29 May 2007

This week in sweet revenge

Progressive Gold found a great story from Colorado about a high school senior yearbook editor who sprung a little surprise on the community when this year's book was published.

The yearbook for the high school in this mountain town near Denver published photos of students smoking marijuana and drinking beer, drawing the ire of parents and administrators.

Hannah Fredrickson, the senior who served as yearbook editor, said she regrets not balancing the yearbook pictures of teenagers smoking pot with pictures of non-drug users. She also said she is sorry about not warning her principal.

But she said people need to know what is going on.

“The point of the yearbook entirely is to cover what happens in the year,” she told KCNC TV. “You’d be surprised at how many children at Conifer High School smoke pot. I wanted to push more for a deeper side of Conifer, which, for a lot of students, is drugs and alcohol,”

I don't really care whether this was some principled stand or a blind stab at revenge, and I'm willing to suspend my disbelief at how this managed to get through the faculty supervisor (if there was one.) My hat's off to her. It takes a lot of fortitude, and a great deal of youthful naivete, to take on the pristine illusion of suburban/small-town American that "all the women are strong, all the men are good-looking, and all the children are above-average, especially mine."

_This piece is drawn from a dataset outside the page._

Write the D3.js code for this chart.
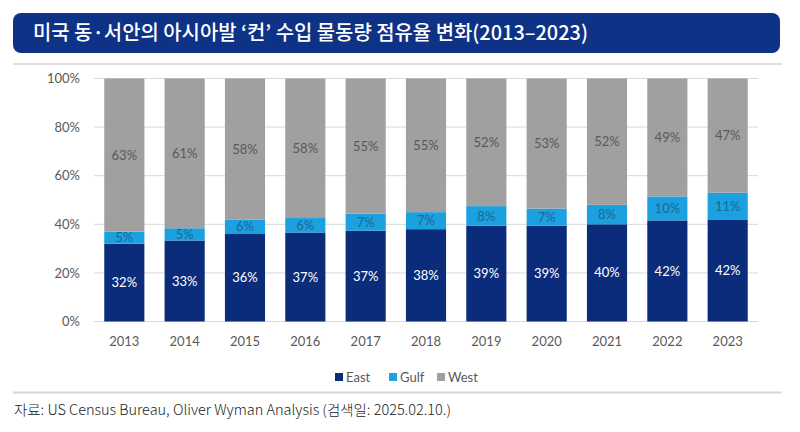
<!DOCTYPE html>
<html>
<head>
<meta charset="utf-8">
<script src="https://cdn.jsdelivr.net/npm/d3@7/dist/d3.min.js"></script>
<style>
  html, body { margin: 0; padding: 0; background: #fff; }
  svg { display: block; }
</style>
</head>
<body>
<svg id="chart" width="800" height="432"></svg>
<script>
// datos
const years = ['2013','2014','2015','2016','2017','2018','2019','2020','2021','2022','2023'];
const east  = [32, 33, 36, 37, 37, 38, 39, 39, 40, 42, 42];
const gulf  = [5, 5, 6, 6, 7, 7, 8, 7, 8, 10, 11];
const west  = [63, 61, 58, 58, 55, 55, 52, 53, 52, 49, 47];
const seriesNames = ['East', 'Gulf', 'West'];
const yTicks = [0, 0.2, 0.4, 0.6, 0.8, 1];

const titleText = '미국 동·서안의 아시아발 ‘컨’ 수입 물동량 점유율 변화(2013–2023)';
const sourceText = '자료: US Census Bureau, Oliver Wyman Analysis (검색일: 2025.02.10.)';

const colors = { East: '#0b2c7a', Gulf: '#1ba1df', West: '#a0a0a0' };
const labelColors = { East: '#ffffff', Gulf: '#1d6894', West: '#595959' };
const chartFont = 'Lato, "Open Sans", sans-serif';

const svg = d3.select('#chart');

// --- cabecera ---
svg.append('rect')
  .attr('x', 13).attr('y', 13).attr('width', 767).attr('height', 40)
  .attr('rx', 8).attr('ry', 8)
  .attr('fill', '#0e3286');
svg.append('text')
  .attr('x', 33).attr('y', 40)
  .attr('fill', '#fff')
  .attr('font-family', '"Noto Sans CJK KR", sans-serif')
  .attr('font-weight', 500)
  .attr('font-size', 20)
  .attr('textLength', 555).attr('lengthAdjust', 'spacingAndGlyphs')
  .text(titleText);

svg.append('line').attr('x1', 13).attr('x2', 782).attr('y1', 64).attr('y2', 64)
  .attr('stroke', '#d6d6d6').attr('stroke-width', 1.5);
svg.append('line').attr('x1', 13).attr('x2', 782).attr('y1', 392.5).attr('y2', 392.5)
  .attr('stroke', '#d6d6d6').attr('stroke-width', 2);

// --- tabla para el stack ---
const table = years.map((y, i) => ({ year: y, East: east[i], Gulf: gulf[i], West: west[i] }));
const stack = d3.stack().keys(seriesNames).offset(d3.stackOffsetExpand);
const layers = stack(table);

const x = d3.scaleBand().domain(years).range([94, 758]).paddingInner(0.335).paddingOuter(0.17);
const y = d3.scaleLinear().domain([0, 1]).range([321.5, 78.5]);

const g = svg.append('g');

// grilla
g.append('g')
  .selectAll('line')
  .data(yTicks)
  .join('line')
  .attr('x1', 94).attr('x2', 758)
  .attr('y1', d => y(d)).attr('y2', d => y(d))
  .attr('stroke', '#d9d9d9').attr('stroke-width', 1);

// eje Y
const yAxis = d3.axisLeft(y).tickValues(yTicks).tickFormat(d3.format('.0%')).tickSize(0).tickPadding(0);
g.append('g')
  .attr('transform', 'translate(80,0)')
  .call(yAxis)
  .call(s => s.select('.domain').remove())
  .selectAll('text')
  .attr('fill', '#595959').attr('font-size', 13).attr('font-family', chartFont);

// eje X
const xAxis = d3.axisBottom(x).tickSize(0).tickPadding(0);
g.append('g')
  .attr('transform', 'translate(0,337)')
  .call(xAxis)
  .call(s => s.select('.domain').remove())
  .selectAll('text')
  .attr('fill', '#595959').attr('font-size', 13).attr('font-family', chartFont);

// barras
const layerG = g.append('g').selectAll('g')
  .data(layers)
  .join('g')
  .attr('fill', d => colors[d.key]);

layerG.selectAll('rect')
  .data(d => d)
  .join('rect')
  .attr('x', d => x(d.data.year))
  .attr('width', x.bandwidth())
  .attr('y', d => y(d[1]))
  .attr('height', d => y(d[0]) - y(d[1]));

// etiquetas
g.append('g').selectAll('g')
  .data(layers)
  .join('g')
  .each(function (layer) {
    d3.select(this).selectAll('text')
      .data(layer)
      .join('text')
      .attr('x', d => x(d.data.year) + x.bandwidth() / 2)
      .attr('y', d => (y(d[0]) + y(d[1])) / 2)
      .attr('dy', '0.35em')
      .attr('text-anchor', 'middle')
      .attr('font-family', chartFont)
      .attr('font-size', 13)
      .attr('fill', labelColors[layer.key])
      .text(d => d.data[layer.key] + '%');
  });

// leyenda
const legendItems = [
  { key: 'East', x: 335 },
  { key: 'Gulf', x: 389 },
  { key: 'West', x: 437 }
];
const legend = svg.append('g').attr('transform', 'translate(0,377)');
const li = legend.selectAll('g').data(legendItems).join('g')
  .attr('transform', d => `translate(${d.x},0)`);
li.append('rect').attr('x', 0).attr('y', -4).attr('width', 8).attr('height', 8)
  .attr('fill', d => colors[d.key]);
li.append('text').attr('x', 11).attr('y', 0).attr('dy', '0.35em')
  .attr('font-family', chartFont).attr('font-size', 13).attr('fill', '#595959')
  .text(d => d.key);

// fuente
svg.append('text')
  .attr('x', 14).attr('y', 415)
  .attr('fill', '#222')
  .attr('font-family', '"Noto Sans CJK KR", sans-serif')
  .attr('font-weight', 300)
  .attr('font-size', 14)
  .attr('textLength', 437).attr('lengthAdjust', 'spacingAndGlyphs')
  .text(sourceText);
</script>
</body>
</html>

Palau has said everything else in her post that I might have imagined saying, but this reminded me of Robert Lipsyte's March column about college basketball players and how it would only take one team standing out to upend the whole racket.

Six years ago, Sonny Vaccaro said to me, ''The kids these days know what's going on. They also know they're the only ones not getting big dough. If the kids had a plan, they could cut themselves in. All you need is one kid who can rouse the posse.''

That seemed like an invitation to tell him my longtime Final Four fantasy: Just before the title game, the opposing captains demand $50,000 per player from the TV producer. No cash, no game.

The devil chortled at my innocence.

''Almost been there,'' he said. ''Some years ago, one of the Final Four teams had T-shirts and statements ready. The team leader was a terrific spokesman -- he's playing pro now -- but they were upset in the semifinals. But that's their story to tell, not mine."